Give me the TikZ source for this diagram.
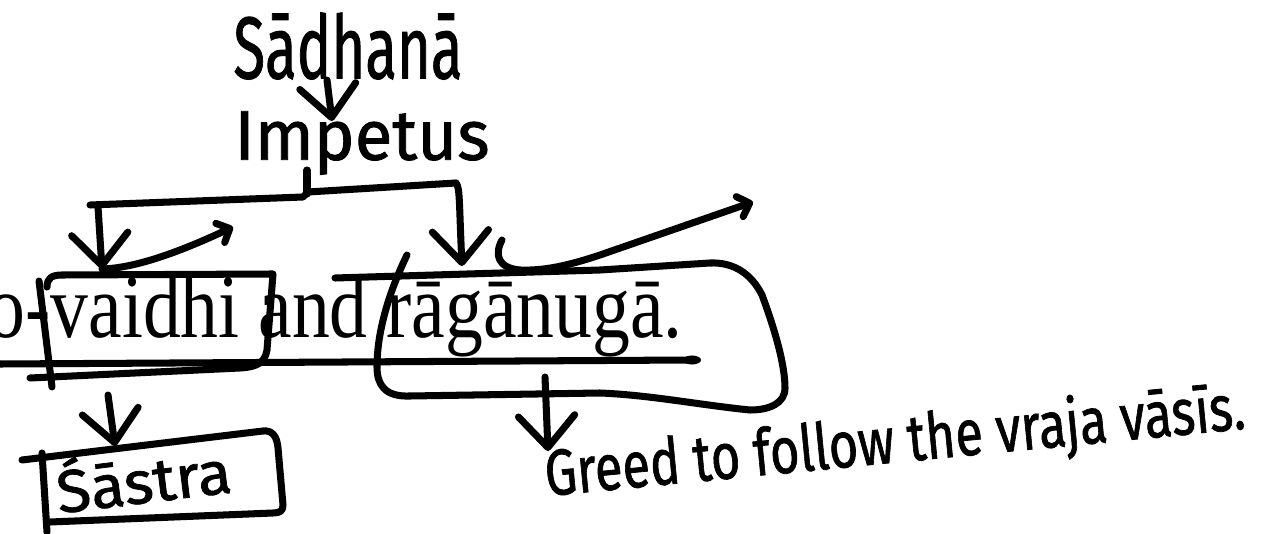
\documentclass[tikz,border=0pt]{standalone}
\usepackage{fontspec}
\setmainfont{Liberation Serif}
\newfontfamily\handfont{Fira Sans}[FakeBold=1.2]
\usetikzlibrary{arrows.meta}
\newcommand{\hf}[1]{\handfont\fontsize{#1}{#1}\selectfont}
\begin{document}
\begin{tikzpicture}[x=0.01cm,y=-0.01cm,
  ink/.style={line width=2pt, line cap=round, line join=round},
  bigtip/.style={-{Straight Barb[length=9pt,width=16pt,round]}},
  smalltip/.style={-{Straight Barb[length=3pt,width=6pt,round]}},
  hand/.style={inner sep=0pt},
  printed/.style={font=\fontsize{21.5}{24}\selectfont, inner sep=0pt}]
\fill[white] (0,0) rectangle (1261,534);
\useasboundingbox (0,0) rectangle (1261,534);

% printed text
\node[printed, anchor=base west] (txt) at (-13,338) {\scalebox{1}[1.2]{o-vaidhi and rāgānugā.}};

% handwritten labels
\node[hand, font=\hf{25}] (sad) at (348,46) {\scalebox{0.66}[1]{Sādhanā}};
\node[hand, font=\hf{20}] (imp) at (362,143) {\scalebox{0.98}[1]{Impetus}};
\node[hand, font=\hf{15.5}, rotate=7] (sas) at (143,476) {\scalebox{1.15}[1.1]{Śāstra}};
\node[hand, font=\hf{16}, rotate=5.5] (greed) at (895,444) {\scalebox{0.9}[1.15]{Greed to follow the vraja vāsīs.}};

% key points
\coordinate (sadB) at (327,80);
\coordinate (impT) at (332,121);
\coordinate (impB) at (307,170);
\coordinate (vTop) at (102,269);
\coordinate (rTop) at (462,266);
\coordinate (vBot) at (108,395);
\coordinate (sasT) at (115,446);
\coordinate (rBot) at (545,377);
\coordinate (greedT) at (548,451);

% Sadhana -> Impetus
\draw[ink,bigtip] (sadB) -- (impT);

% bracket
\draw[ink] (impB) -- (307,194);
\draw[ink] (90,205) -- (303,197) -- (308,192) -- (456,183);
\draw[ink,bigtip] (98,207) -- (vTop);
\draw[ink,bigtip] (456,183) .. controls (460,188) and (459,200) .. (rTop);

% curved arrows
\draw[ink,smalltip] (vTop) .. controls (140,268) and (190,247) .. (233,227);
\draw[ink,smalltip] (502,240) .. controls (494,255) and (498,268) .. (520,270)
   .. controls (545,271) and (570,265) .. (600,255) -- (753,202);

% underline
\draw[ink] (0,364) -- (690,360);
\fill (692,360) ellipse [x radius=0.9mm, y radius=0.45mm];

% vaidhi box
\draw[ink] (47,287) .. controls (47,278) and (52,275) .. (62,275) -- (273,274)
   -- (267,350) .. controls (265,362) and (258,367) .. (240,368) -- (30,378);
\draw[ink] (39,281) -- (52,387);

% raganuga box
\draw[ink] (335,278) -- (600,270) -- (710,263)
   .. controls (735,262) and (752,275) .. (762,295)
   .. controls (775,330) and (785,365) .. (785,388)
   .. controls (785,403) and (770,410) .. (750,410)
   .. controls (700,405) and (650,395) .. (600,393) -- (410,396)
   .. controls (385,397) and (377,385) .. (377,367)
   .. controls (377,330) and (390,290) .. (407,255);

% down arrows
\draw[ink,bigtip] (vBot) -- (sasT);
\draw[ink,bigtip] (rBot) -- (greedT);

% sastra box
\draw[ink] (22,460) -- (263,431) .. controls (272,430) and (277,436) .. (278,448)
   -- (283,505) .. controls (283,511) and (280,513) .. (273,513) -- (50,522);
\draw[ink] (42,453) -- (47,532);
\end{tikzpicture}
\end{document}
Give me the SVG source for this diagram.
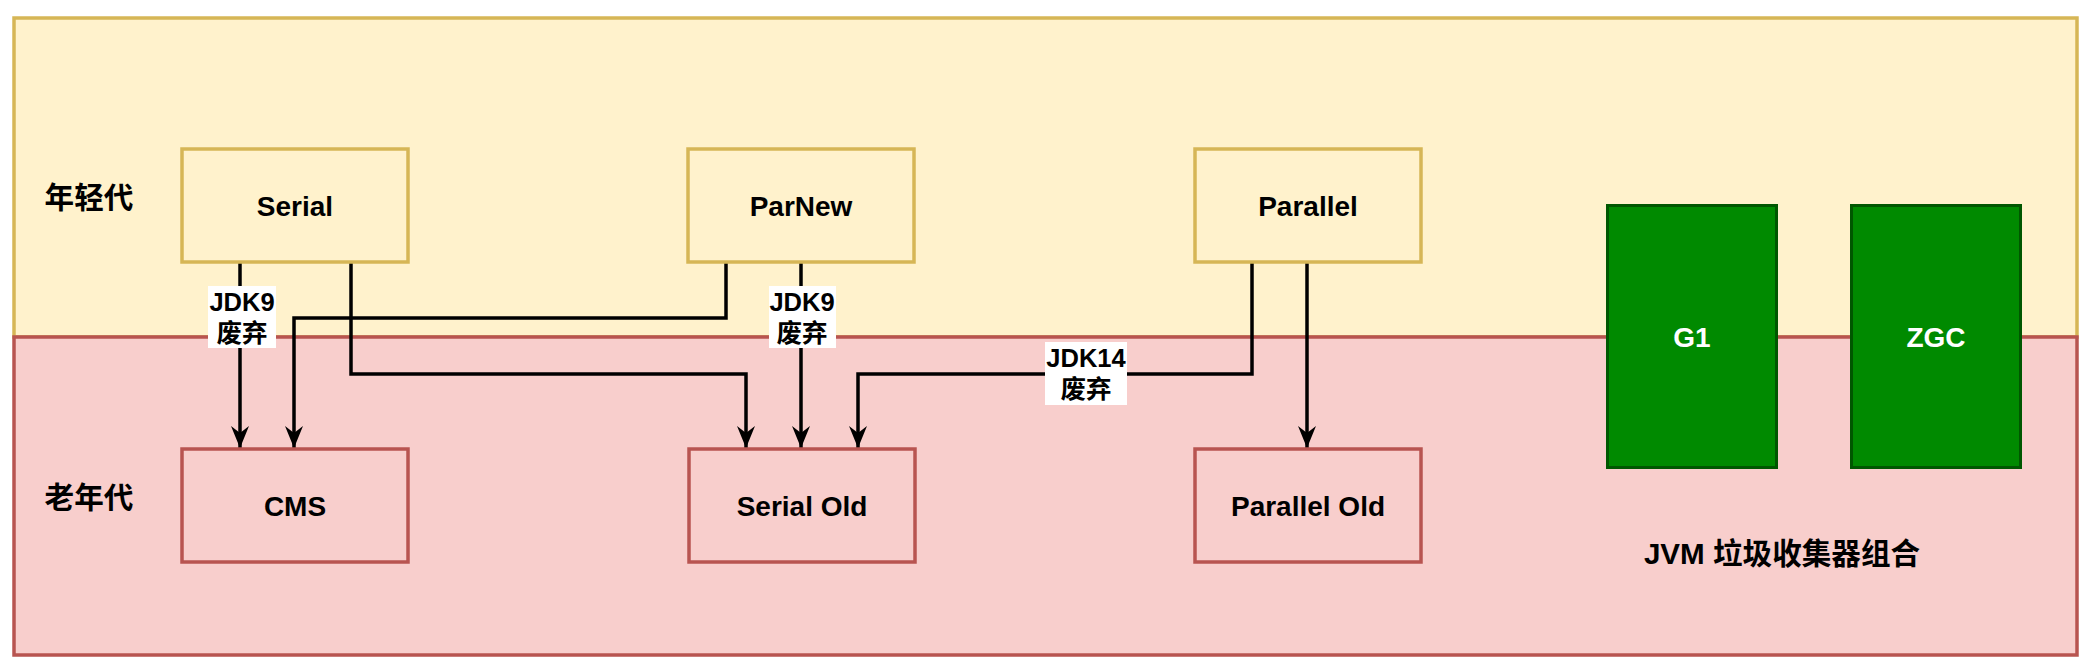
■ ■ ■ ■ ■ ■ ■
= PROBLEM DESCRIPTION =
Pictures are to be left out; repeat all the remaining data exactly.

= RESULT FOR THIS EXERCISE =
Give me the TikZ source for this diagram.
\documentclass[tikz,border=0pt]{standalone}
\usepackage{fontspec}
\setmainfont{Liberation Serif}
\newfontfamily\handfont{Fira Sans}[FakeBold=1.2]
\usetikzlibrary{arrows.meta}
\newcommand{\hf}[1]{\handfont\fontsize{#1}{#1}\selectfont}
\begin{document}
\begin{tikzpicture}[x=0.01cm,y=-0.01cm,
  ink/.style={line width=2pt, line cap=round, line join=round},
  bigtip/.style={-{Straight Barb[length=9pt,width=16pt,round]}},
  smalltip/.style={-{Straight Barb[length=3pt,width=6pt,round]}},
  hand/.style={inner sep=0pt},
  printed/.style={font=\fontsize{21.5}{24}\selectfont, inner sep=0pt}]
\fill[white] (0,0) rectangle (1261,534);
\useasboundingbox (0,0) rectangle (1261,534);

% printed text
\node[printed, anchor=base west] (txt) at (-13,338) {\scalebox{1}[1.2]{o-vaidhi and rāgānugā.}};

% handwritten labels
\node[hand, font=\hf{25}] (sad) at (348,46) {\scalebox{0.66}[1]{Sādhanā}};
\node[hand, font=\hf{20}] (imp) at (362,143) {\scalebox{0.98}[1]{Impetus}};
\node[hand, font=\hf{15.5}, rotate=7] (sas) at (143,476) {\scalebox{1.15}[1.1]{Śāstra}};
\node[hand, font=\hf{16}, rotate=5.5] (greed) at (895,444) {\scalebox{0.9}[1.15]{Greed to follow the vraja vāsīs.}};

% key points
\coordinate (sadB) at (327,80);
\coordinate (impT) at (332,121);
\coordinate (impB) at (307,170);
\coordinate (vTop) at (102,269);
\coordinate (rTop) at (462,266);
\coordinate (vBot) at (108,395);
\coordinate (sasT) at (115,446);
\coordinate (rBot) at (545,377);
\coordinate (greedT) at (548,451);

% Sadhana -> Impetus
\draw[ink,bigtip] (sadB) -- (impT);

% bracket
\draw[ink] (impB) -- (307,194);
\draw[ink] (90,205) -- (303,197) -- (308,192) -- (456,183);
\draw[ink,bigtip] (98,207) -- (vTop);
\draw[ink,bigtip] (456,183) .. controls (460,188) and (459,200) .. (rTop);

% curved arrows
\draw[ink,smalltip] (vTop) .. controls (140,268) and (190,247) .. (233,227);
\draw[ink,smalltip] (502,240) .. controls (494,255) and (498,268) .. (520,270)
   .. controls (545,271) and (570,265) .. (600,255) -- (753,202);

% underline
\draw[ink] (0,364) -- (690,360);
\fill (692,360) ellipse [x radius=0.9mm, y radius=0.45mm];

% vaidhi box
\draw[ink] (47,287) .. controls (47,278) and (52,275) .. (62,275) -- (273,274)
   -- (267,350) .. controls (265,362) and (258,367) .. (240,368) -- (30,378);
\draw[ink] (39,281) -- (52,387);

% raganuga box
\draw[ink] (335,278) -- (600,270) -- (710,263)
   .. controls (735,262) and (752,275) .. (762,295)
   .. controls (775,330) and (785,365) .. (785,388)
   .. controls (785,403) and (770,410) .. (750,410)
   .. controls (700,405) and (650,395) .. (600,393) -- (410,396)
   .. controls (385,397) and (377,385) .. (377,367)
   .. controls (377,330) and (390,290) .. (407,255);

% down arrows
\draw[ink,bigtip] (vBot) -- (sasT);
\draw[ink,bigtip] (rBot) -- (greedT);

% sastra box
\draw[ink] (22,460) -- (263,431) .. controls (272,430) and (277,436) .. (278,448)
   -- (283,505) .. controls (283,511) and (280,513) .. (273,513) -- (50,522);
\draw[ink] (42,453) -- (47,532);
\end{tikzpicture}
\end{document}
Give me the SVG source for this diagram.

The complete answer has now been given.